Lepinja: Easy to make, hard to resist

There are many different recipes for lepinja, but they're all pretty similar at heart: Activate the yeast by putting it in warm milk, then add a little sugar. Combine flour and salt and add it to the yeast mixture. Let that proof, covered, in a warm place. To maximize your lepinja's softness, we recommend using milk (instead of the water that some recipes call for), and letting the dough rise more than once (lepinja is known as a "triple rise" bread). In a pinch, allowing the dough to double in size once is more than adequate. Roll out individual rounds of dough, allow for another half-hour rise, and bake in a hot oven (400 degrees Fahrenheit), until the bread is browned. Alternatively, you can grill them, not unlike the tandoori method for cooking naan.
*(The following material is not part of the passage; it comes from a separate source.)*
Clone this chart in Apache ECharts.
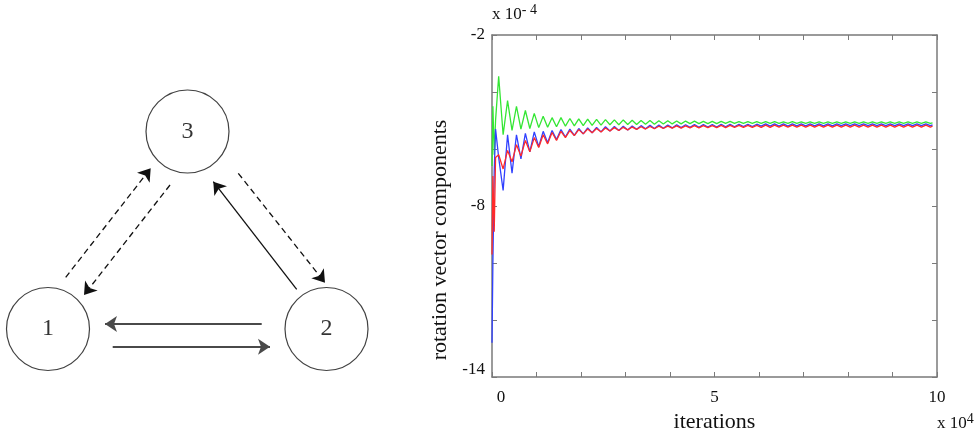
<!DOCTYPE html>
<html>
<head>
<meta charset="utf-8">
<script src="https://cdn.jsdelivr.net/npm/echarts@6/dist/echarts.min.js"></script>
<style>html,body{margin:0;padding:0;background:#fff}#c{width:979px;height:438px}</style>
</head>
<body>
<div id="c"></div>
<script>
// ---- line chart data (x in units of 10^4 iterations, y in units of 10^-4) ----
var iterations = [
  0, 0.02, 0.05, 0.08, 0.15, 0.25, 0.35, 0.45, 0.55, 0.65,
  0.75, 0.85, 0.95, 1.05, 1.15, 1.25, 1.35, 1.45, 1.55, 1.65,
  1.75, 1.85, 1.95, 2.05, 2.15, 2.25, 2.35, 2.45, 2.55, 2.65,
  2.75, 2.85, 2.95, 3.05, 3.15, 3.25, 3.35, 3.45, 3.55, 3.65,
  3.75, 3.85, 3.95, 4.05, 4.15, 4.25, 4.35, 4.45, 4.55, 4.65,
  4.75, 4.85, 4.95, 5.05, 5.15, 5.25, 5.35, 5.45, 5.55, 5.65,
  5.75, 5.85, 5.95, 6.05, 6.15, 6.25, 6.35, 6.45, 6.55, 6.65,
  6.75, 6.85, 6.95, 7.05, 7.15, 7.25, 7.35, 7.45, 7.55, 7.65,
  7.75, 7.85, 7.95, 8.05, 8.15, 8.25, 8.35, 8.45, 8.55, 8.65,
  8.75, 8.85, 8.95, 9.05, 9.15, 9.25, 9.35, 9.45, 9.55, 9.65,
  9.75, 9.85, 9.9
];
var greenComp = [
  -6.6, -4.5, -6.2, -5.0, -3.45, -5.5, -4.3, -5.35, -4.5, -5.3,
  -4.65, -5.28, -4.75, -5.25, -4.85, -5.24, -4.9, -5.22, -4.9, -5.2,
  -4.93, -5.19, -4.94, -5.18, -4.95, -5.17, -4.96, -5.16, -4.97, -5.15,
  -4.98, -5.15, -4.98, -5.14, -4.99, -5.14, -5.0, -5.13, -5.0, -5.13,
  -5.01, -5.12, -5.01, -5.12, -5.02, -5.12, -5.02, -5.11, -5.02, -5.11,
  -5.03, -5.11, -5.03, -5.11, -5.03, -5.1, -5.03, -5.1, -5.04, -5.1,
  -5.04, -5.1, -5.04, -5.1, -5.04, -5.1, -5.04, -5.1, -5.05, -5.1,
  -5.04, -5.1, -5.05, -5.1, -5.05, -5.1, -5.05, -5.1, -5.05, -5.1,
  -5.05, -5.1, -5.05, -5.1, -5.05, -5.1, -5.05, -5.1, -5.05, -5.1,
  -5.05, -5.1, -5.05, -5.1, -5.05, -5.1, -5.05, -5.1, -5.05, -5.1,
  -5.05, -5.1, -5.08
];
var blueComp = [
  -12.8, -10.0, -6.8, -5.3, -6.3, -7.45, -5.5, -6.85, -5.5, -6.35,
  -5.45, -6.1, -5.4, -5.92, -5.38, -5.78, -5.35, -5.67, -5.32, -5.58,
  -5.3, -5.52, -5.28, -5.47, -5.26, -5.43, -5.24, -5.4, -5.22, -5.37,
  -5.21, -5.35, -5.2, -5.33, -5.19, -5.31, -5.18, -5.29, -5.17, -5.28,
  -5.16, -5.27, -5.16, -5.26, -5.15, -5.25, -5.15, -5.24, -5.14, -5.24,
  -5.14, -5.23, -5.14, -5.23, -5.13, -5.22, -5.13, -5.22, -5.13, -5.21,
  -5.13, -5.21, -5.13, -5.2, -5.12, -5.2, -5.12, -5.2, -5.12, -5.2,
  -5.12, -5.19, -5.12, -5.19, -5.12, -5.19, -5.12, -5.19, -5.12, -5.19,
  -5.12, -5.18, -5.12, -5.18, -5.12, -5.18, -5.12, -5.18, -5.12, -5.18,
  -5.12, -5.18, -5.12, -5.18, -5.12, -5.18, -5.12, -5.18, -5.12, -5.18,
  -5.12, -5.18, -5.15
];
var redComp = [
  -9.7, -6.95, -8.9, -6.3, -6.2, -6.7, -6.05, -6.45, -5.85, -6.25,
  -5.7, -6.1, -5.6, -5.95, -5.5, -5.82, -5.42, -5.7, -5.38, -5.6,
  -5.35, -5.53, -5.32, -5.47, -5.3, -5.43, -5.28, -5.4, -5.26, -5.37,
  -5.25, -5.35, -5.24, -5.33, -5.23, -5.31, -5.22, -5.3, -5.21, -5.29,
  -5.2, -5.28, -5.2, -5.27, -5.19, -5.27, -5.19, -5.26, -5.18, -5.26,
  -5.18, -5.25, -5.18, -5.25, -5.17, -5.25, -5.17, -5.24, -5.17, -5.24,
  -5.17, -5.24, -5.17, -5.24, -5.16, -5.24, -5.16, -5.23, -5.16, -5.23,
  -5.16, -5.23, -5.16, -5.23, -5.16, -5.23, -5.16, -5.23, -5.16, -5.23,
  -5.16, -5.23, -5.16, -5.23, -5.16, -5.23, -5.16, -5.23, -5.16, -5.23,
  -5.16, -5.23, -5.16, -5.23, -5.16, -5.23, -5.16, -5.23, -5.16, -5.23,
  -5.16, -5.23, -5.2
];
var xTickLabels = [0, 5, 10];
var yTickLabels = [-2, -8, -14];

// ---- diagram data (diagram units) ----
var nodeNames = ['1', '2', '3'];
var nodeX = [48, 326.5, 187.5];
var nodeY = [329, 329, 131.5];
var arrowFrom = [[261.7, 324], [112.7, 346.7], [296.7, 289.3], [65.7, 277.3], [170, 185], [238.3, 173.3]];
var arrowTo   = [[105, 324], [270, 346.7], [213.3, 181.7], [150.7, 168.3], [84, 295], [325, 282.7]];
var arrowKind = ['solidGray', 'solidGray', 'solid', 'dashed', 'dashed', 'dashed'];

var FONT = 'Liberation Serif';
var AX = '#7a7a7a';

function pairs(xs, ys) { return xs.map(function (x, i) { return [x, ys[i]]; }); }

var arrowStyles = {
  solidGray: { color: '#4a4a4a', width: 1.8, type: 'solid' },
  solid: { color: '#111', width: 1.3, type: 'solid' },
  dashed: { color: '#111', width: 1.3, type: [6, 4] }
};

var supRich = {
  a: { fontFamily: FONT, fontSize: 17, fill: '#111', lineHeight: 20, verticalAlign: 'bottom' },
  b: { fontFamily: FONT, fontSize: 14, fill: '#111', verticalAlign: 'top' }
};

var chart = echarts.init(document.getElementById('c'), null, { renderer: 'canvas' });
chart.setOption({
  animation: false,
  backgroundColor: '#fff',
  grid: [
    { left: 492, right: 42, top: 35, bottom: 52 },
    { left: 0, top: 0, width: 380, height: 438 }
  ],
  xAxis: [
    {
      gridIndex: 0, type: 'value', min: 0, max: 10, interval: 1, position: 'bottom',
      axisLine: { onZero: false, lineStyle: { color: AX, width: 1.5 } },
      axisTick: { inside: true, length: 5, lineStyle: { color: AX } },
      splitLine: { show: false },
      axisLabel: {
        margin: 12, color: '#111', fontFamily: FONT, fontSize: 17,
        formatter: function (v) {
          if (xTickLabels.indexOf(v) < 0) return '';
          return v === 0 ? '{z|0}' : String(v);
        },
        rich: { z: { fontFamily: FONT, fontSize: 17, color: '#111', padding: [0, 0, 0, 18] } }
      },
      name: 'iterations', nameLocation: 'middle', nameGap: 34,
      nameTextStyle: { fontFamily: FONT, fontSize: 22, color: '#111' }
    },
    {
      gridIndex: 0, type: 'value', min: 0, max: 10, interval: 1, position: 'top',
      axisLine: { onZero: false, lineStyle: { color: AX, width: 1.5 } },
      axisTick: { inside: true, length: 5, lineStyle: { color: AX } },
      axisLabel: { show: false }, splitLine: { show: false }
    },
    { gridIndex: 1, type: 'value', min: 0, max: 380, show: false, splitLine: { show: false } }
  ],
  yAxis: [
    {
      gridIndex: 0, type: 'value', min: -14, max: -2, interval: 2, position: 'left',
      axisLine: { onZero: false, lineStyle: { color: AX, width: 1.5 } },
      axisTick: { inside: true, length: 5, lineStyle: { color: AX } },
      splitLine: { show: false },
      axisLabel: {
        margin: 7, color: '#111', fontFamily: FONT, fontSize: 17,
        formatter: function (v) {
          if (yTickLabels.indexOf(v) < 0) return '';
          return v === -14 ? '{u|-14}' : String(v);
        },
        rich: { u: { fontFamily: FONT, fontSize: 17, color: '#111', padding: [0, 0, 14, 0] } }
      }
    },
    {
      gridIndex: 0, type: 'value', min: -14, max: -2, interval: 2, position: 'right',
      axisLine: { onZero: false, lineStyle: { color: AX, width: 1.5 } },
      axisTick: { inside: true, length: 5, lineStyle: { color: AX } },
      axisLabel: { show: false }, splitLine: { show: false }
    },
    { gridIndex: 1, type: 'value', min: 0, max: 438, inverse: true, show: false, splitLine: { show: false } }
  ],
  graphic: [
    {
      type: 'text', x: 440, y: 240, rotation: Math.PI / 2,
      style: { text: 'rotation vector components', fontFamily: FONT, fontSize: 22, fill: '#111', align: 'center', verticalAlign: 'middle' }
    },
    { type: 'text', x: 492, y: 3, style: { text: '{a|x 10}{b|- 4}', rich: supRich } },
    { type: 'text', x: 937, y: 412, style: { text: '{a|x 10}{b|4}', rich: supRich } }
  ],
  series: [
    {
      type: 'line', xAxisIndex: 0, yAxisIndex: 0, showSymbol: false, silent: true,
      data: pairs(iterations, greenComp), lineStyle: { color: '#33e633', width: 1.3 }, itemStyle: { color: '#33e633' }
    },
    {
      type: 'line', xAxisIndex: 0, yAxisIndex: 0, showSymbol: false, silent: true,
      data: pairs(iterations, blueComp), lineStyle: { color: '#3040ff', width: 1.3 }, itemStyle: { color: '#3040ff' }
    },
    {
      type: 'line', xAxisIndex: 0, yAxisIndex: 0, showSymbol: false, silent: true,
      data: pairs(iterations, redComp), lineStyle: { color: '#ff2a2a', width: 1.3 }, itemStyle: { color: '#ff2a2a' }
    },
    {
      type: 'lines', coordinateSystem: 'cartesian2d', xAxisIndex: 2, yAxisIndex: 2, silent: true,
      symbol: ['none', 'arrow'], symbolSize: 12,
      data: arrowFrom.map(function (f, i) {
        var s = arrowStyles[arrowKind[i]];
        return { coords: [f, arrowTo[i]], lineStyle: { color: s.color, width: s.width, type: s.type, opacity: 1 } };
      })
    },
    {
      type: 'scatter', xAxisIndex: 2, yAxisIndex: 2, silent: true,
      symbol: 'circle', symbolSize: 83,
      itemStyle: { color: '#fff', borderColor: '#111', borderWidth: 1.2 },
      label: { show: true, position: 'inside', formatter: function (p) { return p.data[2]; }, fontFamily: FONT, fontSize: 24, color: '#000' },
      data: nodeNames.map(function (n, i) { return [nodeX[i], nodeY[i], n]; })
    }
  ]
});
</script>
</body>
</html>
If you're lucky, the lepinja will have formed an air pocket like pita bread; a perfect destination for your pljeskavica. Those patties will be more authentic if they're made with a combination of seasoned ground beef and pork and served with its two traditional Serbian accompaniments: a roasted red pepper sauce called ajvar and kajmak, a soft cheese not unlike clotted cream. Now if you'll excuse us, we're going to go fire up the grill.